Mistake #7: Treating Go‑Live as the Finish Line Instead of the Starting Point
What Usually Goes Wrong
Teams often launch the system and assume the hard work is behind them. But a CMMS needs continuous tuning to stay aligned with how work actually happens. Preventive maintenance schedules evolve. Equipment ages. Teams change. Processes mature. If your CMMS doesn’t evolve with them, it slowly becomes outdated.
Ongoing optimization isn’t optional; it’s the engine that keeps the system relevant. PMs need to be updated as failure patterns emerge. Workflows need refinement as teams discover bottlenecks or better ways of working. Data needs regular cleanup to prevent duplicates and inaccuracies from creeping in. Additionally, new features need to be rolled out thoughtfully so the organization continues to benefit from the platform’s full capabilities.
When this continuous care doesn’t happen, the system drifts out of alignment with real operations. PMs become stale. Workflows no longer match the way technicians actually work. Reports lose credibility. And leadership begins to question the value of the investment.
CMMS reaches its potential only when your team treats it as an ongoing program, not a one‑time project.
Why It Matters
- PMs get outdated: Equipment ages, production changes, and failure patterns evolve. If PMs aren’t reviewed regularly, they become ineffective or irrelevant.
- Workflows stagnate: What worked at go‑live may not work six months later. Without refinement, workflows become bottlenecks instead of enablers.
- Advanced features never get used: Most organizations only use a fraction of their CMMS capabilities. Without a plan to expand usage, valuable tools sit untouched. You miss out on the capabilities of features like analytics, mobile apps, and inventory modules.
A Better Approach
- Hold quarterly optimization reviews: Review PMs, workflows, data quality, and user feedback. Small adjustments prevent big problems later.
- Adjust PM frequencies: Use real data to fine‑tune intervals. Increase frequencies for high‑risk assets and reduce them where over‑maintenance is happening.
- Add modules when ready: Don’t overwhelm the team at go‑live. Roll out inventory, purchasing, mobile, or analytics modules once the core workflows are stable.

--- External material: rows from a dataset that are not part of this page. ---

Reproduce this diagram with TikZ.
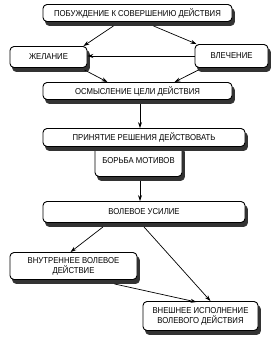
\documentclass[tikz,border=0pt]{standalone}
\usepackage{fontspec}
\setmainfont[FakeStretch=0.9]{Liberation Sans}
\usetikzlibrary{arrows.meta}

\begin{document}
\begin{tikzpicture}[x=1pt,y=-1pt,
  >={Stealth[length=6pt,width=4pt]},
  blk/.style={rectangle,draw,rounded corners=4pt,fill=white,line width=0.9pt,
    font=\fontsize{8.6}{10}\selectfont,align=center,inner sep=0pt,
    preaction={fill=black!80,draw=black!80,transform canvas={xshift=2.5pt,yshift=-4pt}}},
  conn/.style={->,line width=0.7pt}]
\useasboundingbox (0,0) rectangle (276,337);

% Motive to goal
\node[blk,minimum width=189pt,minimum height=17pt] (pob) at (137.5,13) {ПОБУЖДЕНИЕ К СОВЕРШЕНИЮ ДЕЙСТВИЯ};
\node[blk,minimum width=77pt,minimum height=21pt] (zhel) at (48.5,57) {ЖЕЛАНИЕ};
\node[blk,minimum width=73pt,minimum height=23pt] (vlech) at (231.5,56) {ВЛЕЧЕНИЕ};
\node[blk,minimum width=189pt,minimum height=17pt] (osm) at (137.5,91) {ОСМЫСЛЕНИЕ ЦЕЛИ ДЕЙСТВИЯ};

\draw[conn] ([xshift=-24pt,yshift=-4pt]pob.south) -- ([xshift=-4pt]zhel.north east);
\draw[conn] ([xshift=16pt,yshift=-4pt]pob.south) -- ([xshift=2pt]vlech.north west);
\draw[conn] (vlech.west) -- (vlech.west -| zhel.east);
\draw[conn] ([xshift=-3pt,yshift=-2pt]zhel.south east) -- ([xshift=-30pt]osm.north);
\draw[conn] ([xshift=4pt,yshift=-2pt]vlech.south west) -- ([xshift=37pt]osm.north);

% Decision
\node[blk,minimum width=87pt,minimum height=32pt] (borba) at (138.5,160.5) {\raisebox{-3pt}{БОРЬБА МОТИВОВ}};
\node[blk,minimum width=202pt,minimum height=18pt] (prin) at (144,137.5) {ПРИНЯТИЕ РЕШЕНИЯ ДЕЙСТВОВАТЬ};
\node[blk,minimum width=202pt,minimum height=21pt] (vol) at (144,212) {ВОЛЕВОЕ УСИЛИЕ};

\draw[conn] ([xshift=2.5pt,yshift=-4pt]osm.south) -- ([xshift=2.5pt]osm.south |- prin.north);
\draw[conn] ([xshift=1.5pt,yshift=-4pt]borba.south) -- ([xshift=1.5pt]borba.south |- vol.north);

% Execution
\node[blk,minimum width=127pt,minimum height=27pt] (vnutr) at (73.5,266) {ВНУТРЕННЕЕ ВОЛЕВОЕ\\ДЕЙСТВИЕ};
\node[blk,minimum width=115pt,minimum height=29pt] (vnesh) at (200.5,316) {ВНЕШНЕЕ ИСПОЛНЕНИЕ\\ВОЛЕВОГО ДЕЙСТВИЯ};

\draw[conn] ([xshift=-41pt,yshift=-4pt]vol.south) -- ([xshift=-3pt]vnutr.north);
\draw[conn] ([yshift=-4pt]vol.south) -- ([xshift=10pt]vnesh.north);
\draw[conn] ([xshift=41pt,yshift=-4pt]vnutr.south) -- ([xshift=-4pt,yshift=-1pt]vnesh.north);
\end{tikzpicture}
\end{document}
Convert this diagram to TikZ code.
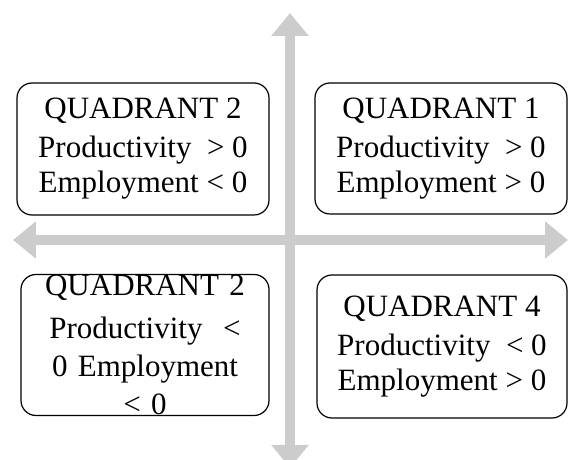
\documentclass[tikz,border=0pt]{standalone}
\usepackage{fontspec}
\setmainfont{Liberation Serif}
\usetikzlibrary{arrows.meta}

\definecolor{axisgray}{RGB}{204,204,204}
\newcommand\quadfont{\fontsize{31}{35}\selectfont\hyphenpenalty=10000\relax}

\tikzset{
    axis/.style={draw=axisgray, line width=10pt,
        {Triangle[width=36pt,length=23pt]}-{Triangle[width=36pt,length=23pt]}},
    quadbox/.style={draw, line width=1.2pt, rounded corners=15pt, inner sep=0pt},
    quadtext/.style={align=center, font=\quadfont}
}

\begin{document}
\begin{tikzpicture}[x=20pt, y=20pt]
    \useasboundingbox (-14.5,-11) rectangle (13.9,12);

    % axes
    \coordinate (west) at (-13.85,0);
    \coordinate (east) at (13.9,0);
    \coordinate (north) at (0,11.35);
    \coordinate (south) at (0,-11.4);
    \draw[axis] (west) -- (east);
    \draw[axis] (south) -- (north);

    % boxes
    \node[quadbox, minimum width=252pt, minimum height=131pt] (q1) at (7.55,4.575) {};
    \node[quadbox, minimum width=252pt, minimum height=132pt] (q2) at (-7.35,4.55) {};
    \node[quadbox, minimum width=248pt, minimum height=141pt] (q3) at (-7.25,-5.25) {};
    \node[quadbox, minimum width=250pt, minimum height=143pt] (q4) at (7.6,-5.325) {};

    \node[quadtext] (q1text) at (q1) {QUADRANT 1\\[4pt] Productivity~ > 0\\ Employment > 0};
    \node[quadtext] (q2text) at (q2) {QUADRANT 2\\[4pt] Productivity~ > 0\\ Employment < 0};
    \node[quadtext] (q4text) at (q4) {QUADRANT 4\\[4pt] Productivity~ < 0\\ Employment > 0};

    % this one runs over its box
    \begin{scope}
        \path[clip, rounded corners=15pt] (q3.south west) rectangle (q3.north east);
        \node[quadtext, font={\quadfont\baselineskip=38pt\relax}, text width=206pt] (q3text)
            at (q3) {QUADRANT 2\\[5pt] Productivity~ < 0 Employment < 0};
    \end{scope}

\end{tikzpicture}
\end{document}
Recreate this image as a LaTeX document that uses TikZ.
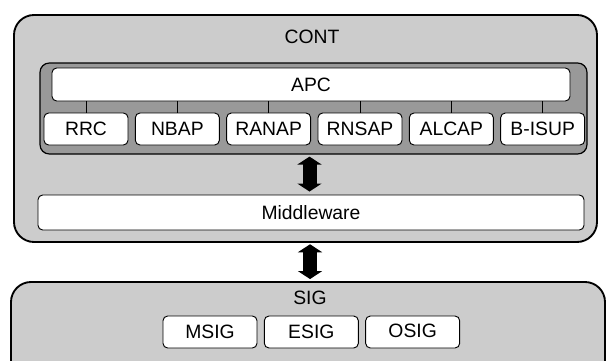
\documentclass[tikz,border=0pt]{standalone}
\usepackage{fontspec}
\setmainfont{Liberation Sans}
\usetikzlibrary{positioning,arrows.meta}

\begin{document}
\begin{tikzpicture}[x=0.75pt,y=-0.75pt,
		% Style definitions
		layer/.style={
			rectangle,
			draw=black,
			fill=black!20,
			line width=1.4pt,
			rounded corners=15pt
		},
		group/.style={
			rectangle,
			draw=black,
			fill=black!40,
			line width=0.9pt,
			rounded corners=7pt
		},
		block/.style={
			rectangle,
			draw=black,
			fill=white,
			line width=0.7pt,
			rounded corners=3.5pt,
			minimum height=24pt,
			font=\fontsize{14.5}{17}\selectfont
		},
		proto/.style={block, minimum width=63pt},
		sigbox/.style={block, minimum width=70.5pt},
		title/.style={font=\fontsize{14.5}{17}\selectfont},
		tick/.style={line width=0.6pt},
		bigarrow/.style={
			{Triangle[width=18pt,length=6pt]}-{Triangle[width=18pt,length=6pt]},
			line width=10.5pt,
			black
		},
		node distance=4.8pt
		]
		\path[use as bounding box, clip] (0,0) rectangle (608,361);

		% Layers
		\node[layer, minimum width=437.25pt, minimum height=170.25pt] (cont) at (305.5,128.5) {};
		\node[title] (contlbl) at (312,37) {CONT};
		\node[layer, minimum width=445.5pt, minimum height=84.75pt] (sig) at (308,338.5) {};
		\node[title] (siglbl) at (310,298) {SIG};

		% APC and its protocols
		\node[group, minimum width=410.25pt, minimum height=68.25pt] (grp) at (313.5,108.5) {};
		\node[block, minimum width=388.5pt, minimum height=24.75pt] (apc) at (311,84.5) {APC};
		\node[proto] (rrc) at (86,129) {RRC};
		\node[proto, right=of rrc] (nbap) {NBAP};
		\node[proto, right=of nbap] (ranap) {RANAP};
		\node[proto, right=of ranap] (rnsap) {RNSAP};
		\node[proto, right=of rnsap] (alcap) {ALCAP};
		\node[proto, right=of alcap] (bisup) {B-ISUP};
		\foreach \p in {rrc,nbap,ranap,rnsap,alcap,bisup}
			\draw[tick] (\p.north) -- (\p.north |- apc.south);

		% Middleware
		\node[block, minimum width=409.5pt, minimum height=26.25pt] (mw) at (311,212.5) {Middleware};

		% Signalling blocks
		\node[sigbox] (msig) at (210,332) {MSIG};
		\node[sigbox, right=of msig, text depth=-2pt] (esig) {ESIG};
		\node[sigbox, right=of esig, text depth=1.5pt] (osig) {OSIG};

		% Connection arrows
		\draw[bigarrow] ([xshift=-3pt,yshift=-1.5pt]grp.south) -- ([xshift=-3pt,yshift=2.25pt]grp.south |- mw.north);
		\draw[bigarrow] ([xshift=3.4pt,yshift=-1pt]cont.south) -- ([xshift=3.4pt,yshift=1.5pt]cont.south |- sig.north);
	\end{tikzpicture}
\end{document}
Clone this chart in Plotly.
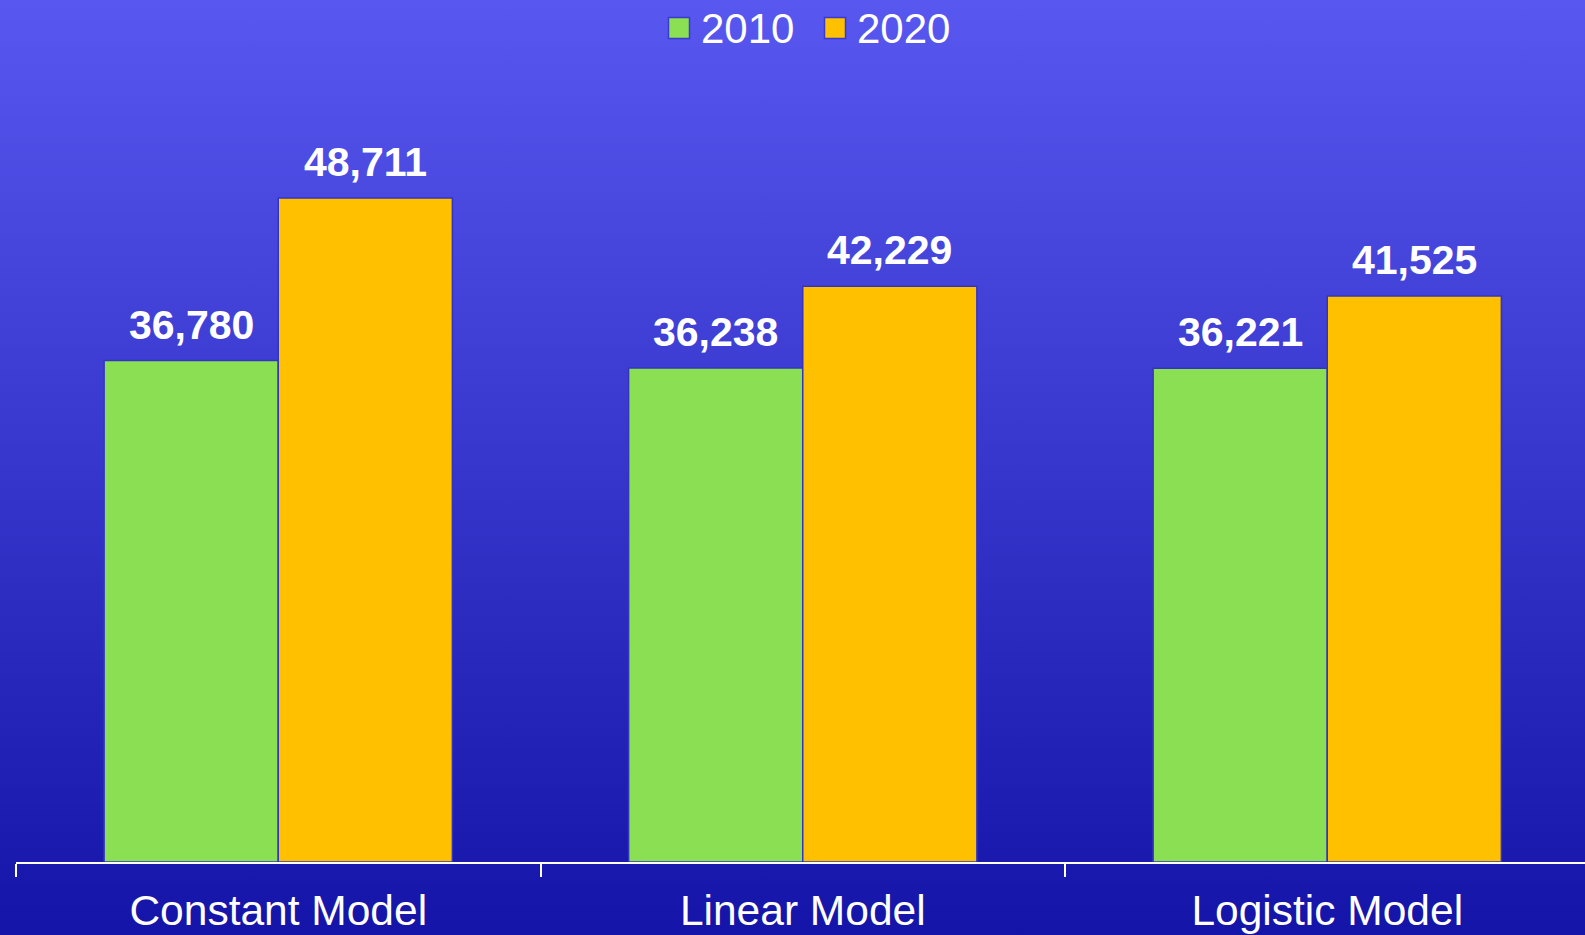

- Build a multi‑year roadmap: Treat the CMMS like any other strategic system. Plan for upgrades, training cycles, new features, and long‑term improvements.
Road to CMMS Implementation Success
A successful maintenance program takes more than great software. You need people who know how to use it and a system configured to match your goals. When you sidestep common these implementation mistakes, you get to real results faster.
The payoff is huge: smoother operations, fewer surprises, and a team that actually trusts the tools you’ve invested in. When your people, processes, and platform work in sync, maintenance stops being reactive and starts becoming a strategic advantage.